## GIVEN DATA
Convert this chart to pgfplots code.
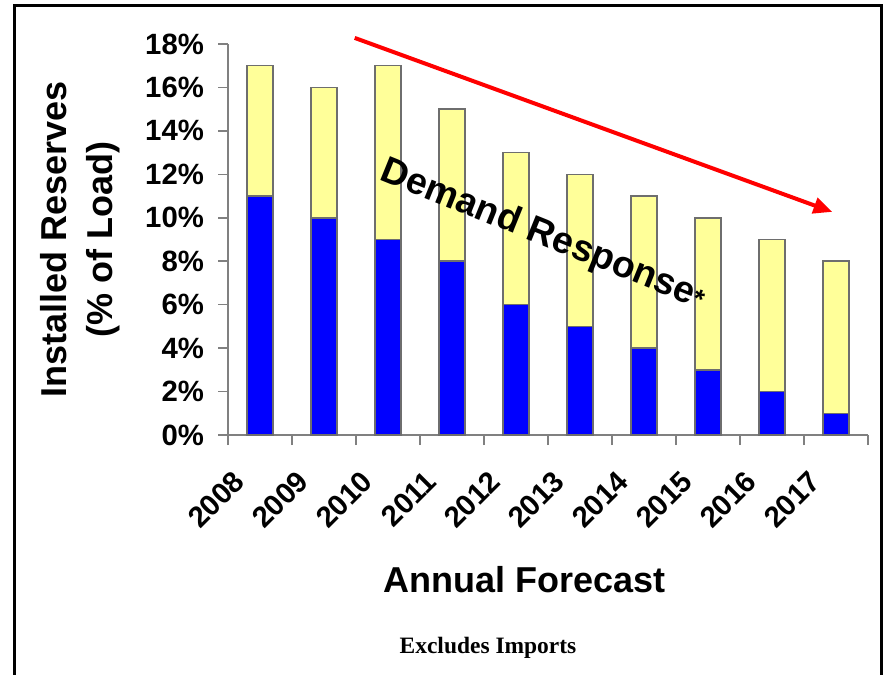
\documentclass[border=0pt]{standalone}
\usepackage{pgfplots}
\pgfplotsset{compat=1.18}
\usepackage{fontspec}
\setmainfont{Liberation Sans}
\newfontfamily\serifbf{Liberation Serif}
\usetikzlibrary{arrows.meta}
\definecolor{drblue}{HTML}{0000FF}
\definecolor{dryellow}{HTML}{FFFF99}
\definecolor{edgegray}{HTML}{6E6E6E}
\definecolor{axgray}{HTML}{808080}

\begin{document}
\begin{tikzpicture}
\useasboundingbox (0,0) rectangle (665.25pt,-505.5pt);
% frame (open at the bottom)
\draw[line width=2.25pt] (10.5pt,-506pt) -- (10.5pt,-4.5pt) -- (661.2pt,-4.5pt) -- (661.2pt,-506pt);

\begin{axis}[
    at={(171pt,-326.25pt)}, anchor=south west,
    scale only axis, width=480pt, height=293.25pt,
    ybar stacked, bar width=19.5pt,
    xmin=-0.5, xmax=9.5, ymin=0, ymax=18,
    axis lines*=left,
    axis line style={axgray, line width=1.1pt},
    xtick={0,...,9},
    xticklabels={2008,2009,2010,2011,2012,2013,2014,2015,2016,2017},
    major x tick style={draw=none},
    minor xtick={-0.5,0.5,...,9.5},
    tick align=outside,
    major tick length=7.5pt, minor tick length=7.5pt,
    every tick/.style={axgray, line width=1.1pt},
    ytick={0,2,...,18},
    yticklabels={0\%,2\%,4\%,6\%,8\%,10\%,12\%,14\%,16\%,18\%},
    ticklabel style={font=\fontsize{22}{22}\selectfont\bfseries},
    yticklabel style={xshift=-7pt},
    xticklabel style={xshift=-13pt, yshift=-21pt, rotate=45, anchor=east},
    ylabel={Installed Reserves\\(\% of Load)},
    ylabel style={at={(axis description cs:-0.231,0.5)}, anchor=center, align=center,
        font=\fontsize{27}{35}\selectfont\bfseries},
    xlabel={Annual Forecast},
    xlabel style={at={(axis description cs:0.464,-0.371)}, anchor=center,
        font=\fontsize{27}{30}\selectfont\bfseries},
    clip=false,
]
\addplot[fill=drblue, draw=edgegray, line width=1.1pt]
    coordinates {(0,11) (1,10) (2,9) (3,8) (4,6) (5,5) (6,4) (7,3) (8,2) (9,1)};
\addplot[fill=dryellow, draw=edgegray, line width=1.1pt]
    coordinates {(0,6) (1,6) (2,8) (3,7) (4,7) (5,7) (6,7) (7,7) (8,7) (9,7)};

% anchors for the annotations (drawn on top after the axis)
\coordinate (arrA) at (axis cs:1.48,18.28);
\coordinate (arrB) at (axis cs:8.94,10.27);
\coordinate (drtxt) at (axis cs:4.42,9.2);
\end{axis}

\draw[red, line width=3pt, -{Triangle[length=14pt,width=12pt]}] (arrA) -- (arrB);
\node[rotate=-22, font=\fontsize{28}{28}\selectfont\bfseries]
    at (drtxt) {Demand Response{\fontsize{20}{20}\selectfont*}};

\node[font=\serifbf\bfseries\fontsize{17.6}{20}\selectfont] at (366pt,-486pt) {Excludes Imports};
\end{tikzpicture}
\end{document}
--
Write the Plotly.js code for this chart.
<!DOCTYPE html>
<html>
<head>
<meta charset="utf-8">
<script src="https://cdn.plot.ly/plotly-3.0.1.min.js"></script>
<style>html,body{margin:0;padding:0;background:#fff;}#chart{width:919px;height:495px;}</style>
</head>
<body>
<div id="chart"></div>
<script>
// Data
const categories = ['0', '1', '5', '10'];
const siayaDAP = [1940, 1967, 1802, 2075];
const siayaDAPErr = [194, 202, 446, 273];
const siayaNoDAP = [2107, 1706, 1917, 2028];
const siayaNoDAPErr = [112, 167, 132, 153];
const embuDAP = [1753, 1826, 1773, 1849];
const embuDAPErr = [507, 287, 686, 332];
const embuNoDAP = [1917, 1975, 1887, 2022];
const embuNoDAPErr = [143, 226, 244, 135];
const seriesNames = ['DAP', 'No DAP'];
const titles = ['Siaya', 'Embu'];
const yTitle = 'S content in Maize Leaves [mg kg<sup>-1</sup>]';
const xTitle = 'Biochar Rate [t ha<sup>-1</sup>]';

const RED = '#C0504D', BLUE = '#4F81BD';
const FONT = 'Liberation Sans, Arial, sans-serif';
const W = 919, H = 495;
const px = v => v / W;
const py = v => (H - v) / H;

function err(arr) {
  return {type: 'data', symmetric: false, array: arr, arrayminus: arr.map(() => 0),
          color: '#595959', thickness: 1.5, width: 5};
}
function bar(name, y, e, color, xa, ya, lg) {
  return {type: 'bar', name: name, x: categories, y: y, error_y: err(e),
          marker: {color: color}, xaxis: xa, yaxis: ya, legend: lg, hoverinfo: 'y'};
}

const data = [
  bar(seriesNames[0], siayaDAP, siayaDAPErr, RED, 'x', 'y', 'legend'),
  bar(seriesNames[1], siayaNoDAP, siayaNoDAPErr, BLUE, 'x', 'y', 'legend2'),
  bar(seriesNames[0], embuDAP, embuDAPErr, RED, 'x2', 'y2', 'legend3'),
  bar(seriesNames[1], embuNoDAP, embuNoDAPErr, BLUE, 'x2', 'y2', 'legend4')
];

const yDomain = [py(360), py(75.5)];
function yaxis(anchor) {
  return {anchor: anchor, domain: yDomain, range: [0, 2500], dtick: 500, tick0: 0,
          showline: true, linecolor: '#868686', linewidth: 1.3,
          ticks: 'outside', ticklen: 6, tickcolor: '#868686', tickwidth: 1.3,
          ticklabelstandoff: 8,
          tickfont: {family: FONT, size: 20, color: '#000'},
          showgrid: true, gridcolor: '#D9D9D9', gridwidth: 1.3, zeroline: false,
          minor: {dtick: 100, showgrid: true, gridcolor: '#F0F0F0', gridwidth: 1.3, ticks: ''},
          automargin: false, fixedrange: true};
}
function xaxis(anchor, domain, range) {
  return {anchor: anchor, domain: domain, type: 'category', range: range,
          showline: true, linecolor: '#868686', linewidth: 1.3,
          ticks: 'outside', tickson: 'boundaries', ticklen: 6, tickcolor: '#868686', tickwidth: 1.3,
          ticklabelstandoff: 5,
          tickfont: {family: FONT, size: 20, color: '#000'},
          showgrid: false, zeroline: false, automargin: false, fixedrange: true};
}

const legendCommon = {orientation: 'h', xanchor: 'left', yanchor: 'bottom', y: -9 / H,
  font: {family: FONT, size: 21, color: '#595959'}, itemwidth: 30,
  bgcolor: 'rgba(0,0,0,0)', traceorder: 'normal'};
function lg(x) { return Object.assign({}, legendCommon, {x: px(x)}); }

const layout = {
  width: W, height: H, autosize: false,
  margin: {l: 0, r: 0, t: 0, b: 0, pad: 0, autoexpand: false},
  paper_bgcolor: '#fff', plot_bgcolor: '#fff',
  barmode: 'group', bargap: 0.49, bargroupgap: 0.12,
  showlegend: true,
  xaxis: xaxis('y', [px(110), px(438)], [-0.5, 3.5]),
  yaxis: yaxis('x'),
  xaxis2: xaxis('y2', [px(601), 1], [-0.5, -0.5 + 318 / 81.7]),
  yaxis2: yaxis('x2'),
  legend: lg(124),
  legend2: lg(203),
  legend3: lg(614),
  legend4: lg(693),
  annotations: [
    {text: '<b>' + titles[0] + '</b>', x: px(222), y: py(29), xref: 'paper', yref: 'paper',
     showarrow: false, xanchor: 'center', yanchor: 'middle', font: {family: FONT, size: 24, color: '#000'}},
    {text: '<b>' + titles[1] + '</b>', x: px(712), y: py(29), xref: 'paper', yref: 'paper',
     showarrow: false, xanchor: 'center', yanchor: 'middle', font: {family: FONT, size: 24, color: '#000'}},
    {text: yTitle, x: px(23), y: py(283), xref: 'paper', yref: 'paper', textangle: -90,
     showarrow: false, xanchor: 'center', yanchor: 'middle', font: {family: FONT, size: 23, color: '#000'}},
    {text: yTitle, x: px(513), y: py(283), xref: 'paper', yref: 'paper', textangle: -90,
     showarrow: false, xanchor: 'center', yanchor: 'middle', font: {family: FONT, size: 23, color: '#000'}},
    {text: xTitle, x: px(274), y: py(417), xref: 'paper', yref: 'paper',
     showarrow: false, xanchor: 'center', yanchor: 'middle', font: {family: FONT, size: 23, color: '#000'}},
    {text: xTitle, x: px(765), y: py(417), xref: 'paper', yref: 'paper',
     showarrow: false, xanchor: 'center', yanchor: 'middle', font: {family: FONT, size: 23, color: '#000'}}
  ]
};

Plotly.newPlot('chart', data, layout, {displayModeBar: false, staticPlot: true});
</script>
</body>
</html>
--
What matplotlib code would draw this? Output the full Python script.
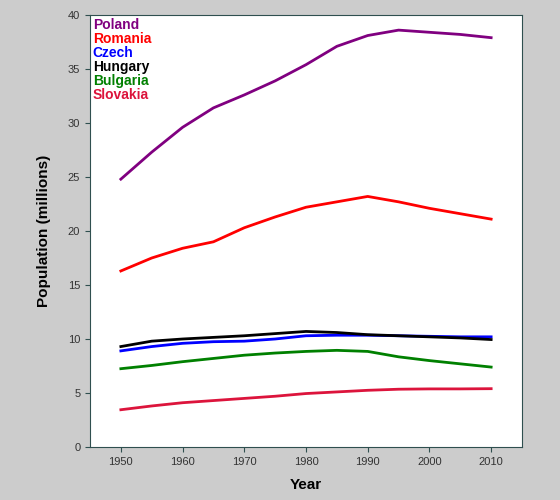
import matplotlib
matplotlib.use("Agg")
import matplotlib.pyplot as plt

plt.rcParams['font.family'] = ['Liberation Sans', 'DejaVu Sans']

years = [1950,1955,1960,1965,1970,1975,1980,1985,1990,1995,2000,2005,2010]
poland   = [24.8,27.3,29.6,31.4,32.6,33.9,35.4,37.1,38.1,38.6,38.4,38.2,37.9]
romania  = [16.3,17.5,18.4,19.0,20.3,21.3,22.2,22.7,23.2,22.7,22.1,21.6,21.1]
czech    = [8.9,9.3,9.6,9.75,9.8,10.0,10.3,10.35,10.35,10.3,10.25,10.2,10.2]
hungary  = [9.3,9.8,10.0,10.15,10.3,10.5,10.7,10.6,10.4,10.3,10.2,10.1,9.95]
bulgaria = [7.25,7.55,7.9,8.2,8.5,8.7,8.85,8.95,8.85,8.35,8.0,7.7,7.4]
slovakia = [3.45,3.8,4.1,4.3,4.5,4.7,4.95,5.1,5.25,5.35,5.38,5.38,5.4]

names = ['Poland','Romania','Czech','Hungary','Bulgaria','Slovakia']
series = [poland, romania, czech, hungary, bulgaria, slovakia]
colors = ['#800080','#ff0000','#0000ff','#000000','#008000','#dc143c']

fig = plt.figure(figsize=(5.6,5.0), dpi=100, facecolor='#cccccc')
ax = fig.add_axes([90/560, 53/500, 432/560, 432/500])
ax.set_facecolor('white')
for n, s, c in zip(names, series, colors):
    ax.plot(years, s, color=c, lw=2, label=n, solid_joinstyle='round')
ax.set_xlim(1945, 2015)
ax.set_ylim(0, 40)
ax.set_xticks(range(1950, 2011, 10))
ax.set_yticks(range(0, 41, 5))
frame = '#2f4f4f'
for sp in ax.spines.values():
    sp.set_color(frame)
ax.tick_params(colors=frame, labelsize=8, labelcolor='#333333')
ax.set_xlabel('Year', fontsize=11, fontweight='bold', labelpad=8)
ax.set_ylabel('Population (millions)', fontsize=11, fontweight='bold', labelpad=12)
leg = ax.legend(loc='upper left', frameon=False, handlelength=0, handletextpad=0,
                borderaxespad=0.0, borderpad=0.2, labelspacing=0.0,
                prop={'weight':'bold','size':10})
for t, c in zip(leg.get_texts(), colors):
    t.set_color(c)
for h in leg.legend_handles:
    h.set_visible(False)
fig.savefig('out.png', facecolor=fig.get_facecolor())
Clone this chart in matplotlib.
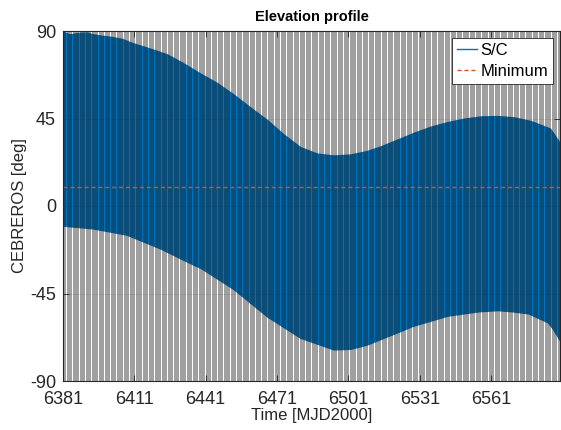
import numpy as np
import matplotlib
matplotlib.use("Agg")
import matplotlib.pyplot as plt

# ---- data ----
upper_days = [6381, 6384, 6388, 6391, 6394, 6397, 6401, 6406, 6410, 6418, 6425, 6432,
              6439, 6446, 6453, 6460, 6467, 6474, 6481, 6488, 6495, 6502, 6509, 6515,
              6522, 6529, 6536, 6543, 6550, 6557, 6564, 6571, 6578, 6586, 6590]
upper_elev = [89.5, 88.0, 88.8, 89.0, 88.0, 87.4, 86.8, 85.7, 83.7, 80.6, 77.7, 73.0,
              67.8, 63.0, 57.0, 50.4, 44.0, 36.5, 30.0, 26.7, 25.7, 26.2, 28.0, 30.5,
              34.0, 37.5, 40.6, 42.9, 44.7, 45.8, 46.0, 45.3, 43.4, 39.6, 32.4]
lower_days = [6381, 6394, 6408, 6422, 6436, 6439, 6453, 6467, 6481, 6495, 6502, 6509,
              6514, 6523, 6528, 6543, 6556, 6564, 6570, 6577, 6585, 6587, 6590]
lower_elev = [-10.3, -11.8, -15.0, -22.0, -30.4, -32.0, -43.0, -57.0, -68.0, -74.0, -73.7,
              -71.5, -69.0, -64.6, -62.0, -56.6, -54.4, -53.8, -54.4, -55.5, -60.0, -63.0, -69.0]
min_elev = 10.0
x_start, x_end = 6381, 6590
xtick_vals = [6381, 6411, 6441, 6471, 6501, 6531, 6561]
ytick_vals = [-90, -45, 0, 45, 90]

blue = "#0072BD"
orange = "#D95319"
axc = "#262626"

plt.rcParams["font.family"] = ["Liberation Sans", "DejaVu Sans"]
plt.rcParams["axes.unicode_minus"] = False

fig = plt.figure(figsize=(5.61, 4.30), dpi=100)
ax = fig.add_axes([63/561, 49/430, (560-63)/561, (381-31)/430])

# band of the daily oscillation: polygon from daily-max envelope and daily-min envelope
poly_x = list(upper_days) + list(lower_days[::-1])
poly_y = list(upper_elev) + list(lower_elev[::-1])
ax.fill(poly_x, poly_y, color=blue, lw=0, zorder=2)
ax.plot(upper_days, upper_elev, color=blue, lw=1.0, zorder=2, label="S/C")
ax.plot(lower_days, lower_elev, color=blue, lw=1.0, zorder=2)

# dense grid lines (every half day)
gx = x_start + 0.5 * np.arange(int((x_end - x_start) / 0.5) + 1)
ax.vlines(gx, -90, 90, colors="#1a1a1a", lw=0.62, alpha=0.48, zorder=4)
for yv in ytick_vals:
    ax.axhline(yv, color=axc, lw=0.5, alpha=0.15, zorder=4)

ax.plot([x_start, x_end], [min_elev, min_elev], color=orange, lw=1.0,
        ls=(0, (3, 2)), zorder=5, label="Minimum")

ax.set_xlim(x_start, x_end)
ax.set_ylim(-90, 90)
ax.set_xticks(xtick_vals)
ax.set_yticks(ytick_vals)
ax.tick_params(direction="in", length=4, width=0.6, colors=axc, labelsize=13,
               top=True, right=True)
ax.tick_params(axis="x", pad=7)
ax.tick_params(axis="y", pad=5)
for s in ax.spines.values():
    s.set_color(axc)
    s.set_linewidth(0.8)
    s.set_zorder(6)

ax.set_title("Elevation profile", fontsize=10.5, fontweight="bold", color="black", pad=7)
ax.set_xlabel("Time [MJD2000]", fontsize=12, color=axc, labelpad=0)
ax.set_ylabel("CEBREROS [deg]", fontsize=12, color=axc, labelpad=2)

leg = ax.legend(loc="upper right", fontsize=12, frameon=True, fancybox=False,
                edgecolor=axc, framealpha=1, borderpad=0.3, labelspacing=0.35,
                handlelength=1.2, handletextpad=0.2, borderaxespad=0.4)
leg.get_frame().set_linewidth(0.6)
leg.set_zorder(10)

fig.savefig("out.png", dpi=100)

## TASK
Exactly reproduce the lines from the line holding "What matplotlib code" through the line holding "plt.rcParams['font.family'] = ['Liberation", and only those; pictures are to be left out.

## FINISHED EXERCISE
What matplotlib code would draw this? Output the full Python script.
import matplotlib
matplotlib.use("Agg")
import matplotlib.pyplot as plt

plt.rcParams['font.family'] = ['Liberation Sans', 'DejaVu Sans']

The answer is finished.